As you can see, I excluded SDRL from all averages I calculated. SDRL declined by a third during the period between the last time it was reported to be in the Savvy Senior Income Factory portfolio (July 2014) and when it was reported as having been sold (October 2014); indicating anywhere from a modest decline from its 5/1/2014 value to a 35% loss when sold. That's such a large disparity I felt that it would distort the results here and in the total portfolio, particularly since it declined by 99% between 2014 and 2018, most of which occurred after it was sold.
Also, I did not attempt to adjust for size of each holding as only the share of income was reported, not dollar value of holdings, and increases and decreases in the size of holdings were common. I would note, however, that two of the listed stocks that were among the largest holdings in the portfolio at points - OXLC and TFCIX - were among the worst performers during the period they were held in the portfolio.
Trading vs.
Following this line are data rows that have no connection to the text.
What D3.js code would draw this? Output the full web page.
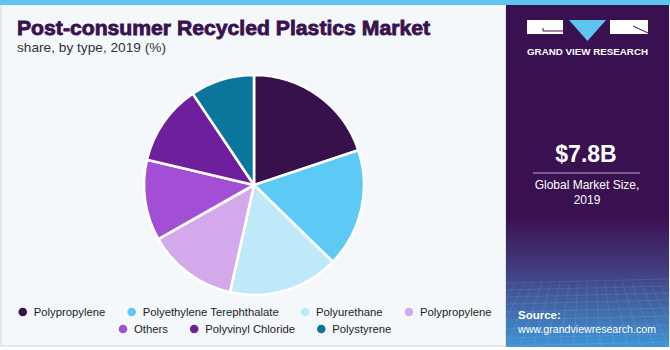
<!DOCTYPE html>
<html><head><meta charset="utf-8">
<script src="https://cdn.jsdelivr.net/npm/d3@7"></script>
<style>html,body{margin:0;padding:0;background:#fff;}svg{display:block;}</style>
</head><body>
<script>
const categories = ["Polypropylene","Polyethylene Terephthalate","Polyurethane","Polypropylene","Others","Polyvinyl Chloride","Polystyrene"];
const shares = [19.9, 17.4, 16.2, 13.3, 11.9, 11.9, 9.4];
const colors = ["#37114b","#5ccaf5","#bfe9f9","#d4a9ec","#a24fd6","#6e1f9b","#0b769b"];
const legendRows = [[0,1,2,3],[4,5,6]];

const W = 670, H = 350;
const svg = d3.select("body").append("svg").attr("width", W).attr("height", H);
const defs = svg.append("defs");

// backgrounds
svg.append("rect").attr("x",0).attr("y",0).attr("width",W).attr("height",H).attr("fill","#ffffff");
svg.append("rect").attr("x",1).attr("y",0).attr("width",505).attr("height",346).attr("fill","#f4f8fb")
  .attr("stroke","#cfd3d6").attr("stroke-width",1);
svg.append("rect").attr("x",0).attr("y",0).attr("width",W).attr("height",5).attr("fill","#5cc6ef");

// right panel
const grad = defs.append("linearGradient").attr("id","pg").attr("x1",0).attr("y1",0).attr("x2",0).attr("y2",1);
grad.append("stop").attr("offset","0%").attr("stop-color","#3a1150");
grad.append("stop").attr("offset","62%").attr("stop-color","#3a1150");
grad.append("stop").attr("offset","78%").attr("stop-color","#433f80");
grad.append("stop").attr("offset","100%").attr("stop-color","#3f95d6");
svg.append("rect").attr("x",506).attr("y",5).attr("width",163).attr("height",342).attr("fill","url(#pg)");

// perspective grid at the bottom of panel
const gridG = svg.append("g").attr("stroke","#ffffff").attr("stroke-opacity",0.13).attr("stroke-width",0.7);
[283,290,297,304,312,320,329,338,346].forEach(y=>{
  gridG.append("line").attr("x1",506).attr("x2",669).attr("y1",y).attr("y2",y-4);
});
d3.range(-12, 26).forEach(i=>{
  const x0 = 506 + i*9;
  gridG.append("line").attr("x1",x0).attr("y1",283).attr("x2",x0 + (x0-587)*0.5).attr("y2",347);
});
svg.append("rect").attr("x",669).attr("y",5).attr("width",1).attr("height",342).attr("fill","#e8eef3");

// logo
const logo = svg.append("g");
logo.append("rect").attr("x",527).attr("y",20).attr("width",36).attr("height",14).attr("fill","#ffffff");
logo.append("path").attr("d","M543,31 H563").attr("stroke","#3a1150").attr("stroke-width",1);
logo.append("path").attr("d","M543,28 V31").attr("stroke","#3a1150").attr("stroke-width",1);
logo.append("path").attr("d","M569,20 L606,20 L587.5,41 Z").attr("fill","#5cc6ef");
logo.append("rect").attr("x",610).attr("y",20).attr("width",38).attr("height",14).attr("fill","#ffffff");
logo.append("path").attr("d","M633,26 L648,33").attr("stroke","#3a1150").attr("stroke-width",1);
logo.append("text").attr("x",587.5).attr("y",55).attr("text-anchor","middle")
  .attr("font-family","Liberation Sans, Arial, sans-serif").attr("font-weight","bold").attr("font-size",9.5)
  .attr("fill","#ffffff").attr("textLength",121).attr("lengthAdjust","spacingAndGlyphs").text("GRAND VIEW RESEARCH");

// market size
svg.append("text").attr("x",586).attr("y",162).attr("text-anchor","middle")
  .attr("font-family","Liberation Sans, Arial, sans-serif").attr("font-weight","bold").attr("font-size",23)
  .attr("fill","#ffffff").text("$7.8B");
svg.append("line").attr("x1",533).attr("x2",640).attr("y1",173).attr("y2",173).attr("stroke","#b9a9c9").attr("stroke-width",1);
svg.append("text").attr("x",587).attr("y",189).attr("text-anchor","middle")
  .attr("font-family","Liberation Sans, Arial, sans-serif").attr("font-size",12)
  .attr("fill","#ffffff").text("Global Market Size,");
svg.append("text").attr("x",587).attr("y",204).attr("text-anchor","middle")
  .attr("font-family","Liberation Sans, Arial, sans-serif").attr("font-size",12)
  .attr("fill","#ffffff").text("2019");

// source
svg.append("text").attr("x",518).attr("y",319)
  .attr("font-family","Liberation Sans, Arial, sans-serif").attr("font-weight","bold").attr("font-size",11.5)
  .attr("fill","#ffffff").text("Source:");
svg.append("text").attr("x",518).attr("y",333)
  .attr("font-family","Liberation Sans, Arial, sans-serif").attr("font-size",11.5)
  .attr("fill","#ffffff").attr("textLength",138).attr("lengthAdjust","spacingAndGlyphs").text("www.grandviewresearch.com");

// title
svg.append("text").attr("x",17).attr("y",35)
  .attr("font-family","Liberation Sans, Arial, sans-serif").attr("font-weight","bold").attr("font-size",20)
  .attr("fill","#3a1150").attr("stroke","#3a1150").attr("stroke-width",0.8)
  .attr("textLength",413).attr("lengthAdjust","spacingAndGlyphs")
  .text("Post-consumer Recycled Plastics Market");
svg.append("text").attr("x",17).attr("y",52)
  .attr("font-family","Liberation Sans, Arial, sans-serif").attr("font-size",13)
  .attr("fill","#333333").attr("textLength",149).attr("lengthAdjust","spacingAndGlyphs")
  .text("share, by type, 2019 (%)");

// pie
const cx = 254, cy = 185, R = 110;
const pie = d3.pie().sort(null).value(d=>d)(shares);
const arc = d3.arc().innerRadius(0).outerRadius(R);
svg.append("g").attr("transform",`translate(${cx},${cy})`)
  .selectAll("path").data(pie).join("path")
  .attr("d",arc).attr("fill",(d,i)=>colors[i])
  .attr("stroke","#ffffff").attr("stroke-width",2.6).attr("stroke-linejoin","round");

// legend
const legY = [312, 329];
const gapAfterText = 22, dotToText = 11, dotR = 4.3;
const lg = svg.append("g").attr("font-family","Liberation Sans, Arial, sans-serif").attr("font-size",11.3).attr("fill","#222");
legendRows.forEach((row, ri)=>{
  const items = row.map(i=>{
    const t = lg.append("text").attr("y",legY[ri]+4).text(categories[i]);
    return {i, t, w: t.node().getComputedTextLength()};
  });
  const total = d3.sum(items, d=>dotR + dotToText + d.w) + gapAfterText*(items.length-1);
  let x = 255 - total/2 + dotR;
  items.forEach(d=>{
    lg.append("circle").attr("cx",x).attr("cy",legY[ri]).attr("r",dotR).attr("fill",colors[d.i]);
    d.t.attr("x", x + dotToText);
    x += dotToText + d.w + gapAfterText + dotR;
  });
});
</script>
</body></html>
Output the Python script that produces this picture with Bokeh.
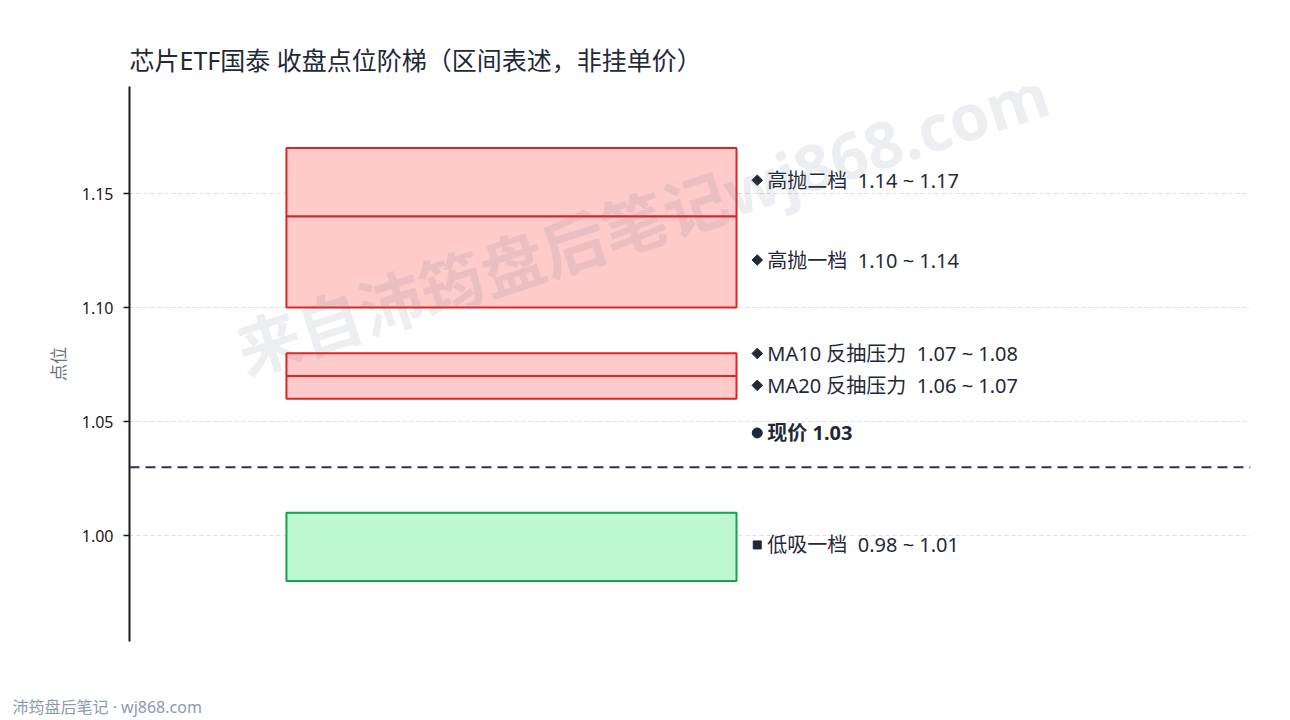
from bokeh.plotting import figure
from bokeh.models import ColumnDataSource, Range1d, FixedTicker, Span, Label, Title, NumeralTickFormatter
from bokeh.core.properties import value
from bokeh.embed import file_html
from bokeh.resources import INLINE

# ---- data ----
band_names = ["高抛二档", "高抛一档", "MA10 反抽压力", "MA20 反抽压力", "低吸一档"]
band_low = [1.14, 1.10, 1.07, 1.06, 0.98]
band_high = [1.17, 1.14, 1.08, 1.07, 1.01]
band_kind = ["sell", "sell", "resist", "resist", "buy"]
current_price = 1.03
y_ticks = [1.00, 1.05, 1.10, 1.15]

FONT = "'Noto Sans', 'Noto Sans CJK SC', sans-serif"
TXT = "#1f2937"
NB = "\u00a0"

fill_map = {"sell": "#fecaca", "resist": "#fecaca", "buy": "#bbf7d0"}
line_map = {"sell": "#dc2626", "resist": "#dc2626", "buy": "#16a34a"}
angle_map = {"sell": 45, "resist": 45, "buy": 0}
size_map = {"sell": 7.5, "resist": 7.5, "buy": 8}

Y0, Y1 = 0.9535, 1.197
p = figure(width=1282, height=720, output_backend="svg", toolbar_location=None,
           x_axis_location=None, x_range=Range1d(0, 1), y_range=Range1d(Y0, Y1),
           min_border_left=129, min_border_right=32, min_border_top=86, min_border_bottom=79)
p.outline_line_color = None
p.background_fill_color = "white"
p.border_fill_color = "white"

# title
p.title.text = "芯片ETF国泰 收盘点位阶梯（区间表述，非挂单价）"
p.title.text_font = FONT
p.title.text_font_size = "25px"
p.title.text_font_style = "normal"
p.title.text_color = TXT
p.title.align = "left"
p.title.standoff = 20

# axis
ax = p.yaxis[0]
ax.ticker = FixedTicker(ticks=y_ticks)
ax.formatter = NumeralTickFormatter(format="0.00")
ax.axis_line_color = "#1a1a1a"
ax.axis_line_width = 2
ax.major_tick_line_color = "#1a1a1a"
ax.major_tick_line_width = 1.5
ax.major_tick_out = 6
ax.major_tick_in = 0
ax.major_label_standoff = 10
ax.minor_tick_line_color = None
ax.major_label_text_font = FONT
ax.major_label_text_font_size = "16px"
ax.major_label_text_color = "#1a1a1a"
ax.axis_label = "点位"
ax.axis_label_text_font = FONT
ax.axis_label_text_font_size = "17px"
ax.axis_label_text_font_style = "normal"
ax.axis_label_text_color = "#6b7280"
ax.axis_label_standoff = 9

p.xgrid.grid_line_color = None
p.ygrid.grid_line_color = "#dddddd"
p.ygrid.grid_line_dash = "4 3"
p.ygrid.grid_line_width = 1

# bands
src = ColumnDataSource(dict(
    left=[0.14] * len(band_names), right=[0.5415] * len(band_names),
    bottom=band_low, top=band_high,
    fill=[fill_map[k] for k in band_kind], line=[line_map[k] for k in band_kind],
))
p.quad(left="left", right="right", bottom="bottom", top="top", source=src,
       fill_color="fill", line_color="line", line_width=2)

# current price line
p.add_layout(Span(location=current_price, dimension="width", line_color="#2d3340",
                  line_dash="10 6", line_width=2))

# band labels with simple collision avoidance
mids = [(lo + hi) / 2 for lo, hi in zip(band_low, band_high)]
order = sorted(range(len(mids)), key=lambda i: mids[i])
ly = list(mids)
min_gap = 0.014
for a, b in zip(order[:-1], order[1:]):
    if ly[b] - ly[a] < min_gap:
        ly[b] = ly[a] + min_gap
nudge = 2 * (Y1 - Y0) / 555  # lift labels ~2px so glyphs sit centred
ly = [v + nudge for v in ly]
texts = [f"{n}{NB}{NB}{lo:.2f} ~ {hi:.2f}" for n, lo, hi in zip(band_names, band_low, band_high)]
lsrc = ColumnDataSource(dict(
    mx=[0.560] * len(texts), x=[0.569] * len(texts), y=ly, t=texts,
    a=[angle_map[k] for k in band_kind], s=[size_map[k] for k in band_kind],
))
p.scatter(x="mx", y="y", marker="square", size="s", angle="a", angle_units="deg",
          source=lsrc, color=TXT)
p.text(x="x", y="y", text="t", source=lsrc, text_font=value(FONT), text_font_size="20px",
       text_color=TXT, text_baseline="middle", text_align="left")

# current price label
psrc = ColumnDataSource(dict(mx=[0.560], x=[0.569], y=[current_price + 0.015],
                             t=[f"现价 {current_price:.2f}"]))
p.scatter(x="mx", y="y", marker="circle", size=10, source=psrc, color=TXT)
p.text(x="x", y="y", text="t", source=psrc, text_font=value(FONT), text_font_size="20px",
       text_font_style="bold", text_color=TXT, text_baseline="middle", text_align="left")

# watermark
p.add_layout(Label(x=0.4575, y=1.1377, text="来自沛筠盘后笔记wj868.com", angle=18, angle_units="deg",
                   text_font=FONT, text_font_size="64px", text_font_style="bold",
                   text_color="#64748b", text_alpha=0.12, text_align="center",
                   text_baseline="middle", level="overlay"))

# footer: a blank spacer title then the footer line, both below the frame
p.add_layout(Title(text=NB, text_font=FONT, text_font_size="16px", standoff=28), "below")
p.add_layout(Title(text="沛筠盘后笔记 · wj868.com", align="left", offset=-117,
                   text_font=FONT, text_font_size="16px", text_font_style="normal",
                   text_color="#8a9ab5", standoff=0), "below")

open("out.html", "w").write(file_html(p, INLINE))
Investing: I know that the devotees of the high-yield approach will find fault with this study. They will say that it covers the wrong time period and the wrong investments will have been selected. Surely buying and selling different choices at different times would improve the outcome.
Well, maybe. I feel that if you can outsmart the market consistently you will make a profit, whether you are trading high yield, growth, index funds, bonds, gold, commodities, currencies, real estate, etc. But I have been contacted privately in response to previous articles I've written by folks who are soon to be retired and just haven't saved enough money to support the lifestyle they prefer, and who see high-yield investing as a way to get around that problem. And for most people - particularly those investing for their retirement, present or future - an investment strategy that requires you to consistently and frequently know to sell stuff you own before others know not to buy it at anything other than a steep loss to you is risky and unwise. Indeed, the trading strategy I hear most often - "if the dividend is cut, I'll sell it and buy something else" - is simply a recipe for locking in a "buy high, sell low" portfolio. While occasional adjustments to your portfolio are wise, an approach which requires constant buying and selling isn't investing, it's trading. And unless you consider yourself knowledgeable and savvy enough to beat the market consistently, over and over again, chances are you'll lose that game.
But what about compounding? That's often listed as a benefit of high-yield investing. Except, to the extent that the money you receive in dividends is offset by a reduction in the value of your holding, it really just amount to having the company give your own money back to you. And no matter how often that happens, there's nothing to "compound." In order for real compounding to take place, the value of your investment corpus has to be preserved. And when 95% of the recommended companies saw a decline in equity value during the time period in question a lot of the dividends which were reinvested were simply YOMBERTY - "your own money being returned to you."
I consider an investment philosophy focused on owning exclusively high-yield securities to be unsuitable for a retirement portfolio. That's not to say there's no place for some high-yield investments in a portfolio, simply that the sector as a whole offers a lot less than it appears to offer at first glance. People looking for a magic bullet to solve the "I failed to save enough for retirement" problem won't find it here.
Disclosure: I/we have no positions in any stocks mentioned, and no plans to initiate any positions within the next 72 hours. I wrote this article myself, and it expresses my own opinions. I am not receiving compensation for it (other than from Seeking Alpha). I have no business relationship with any company whose stock is mentioned in this article.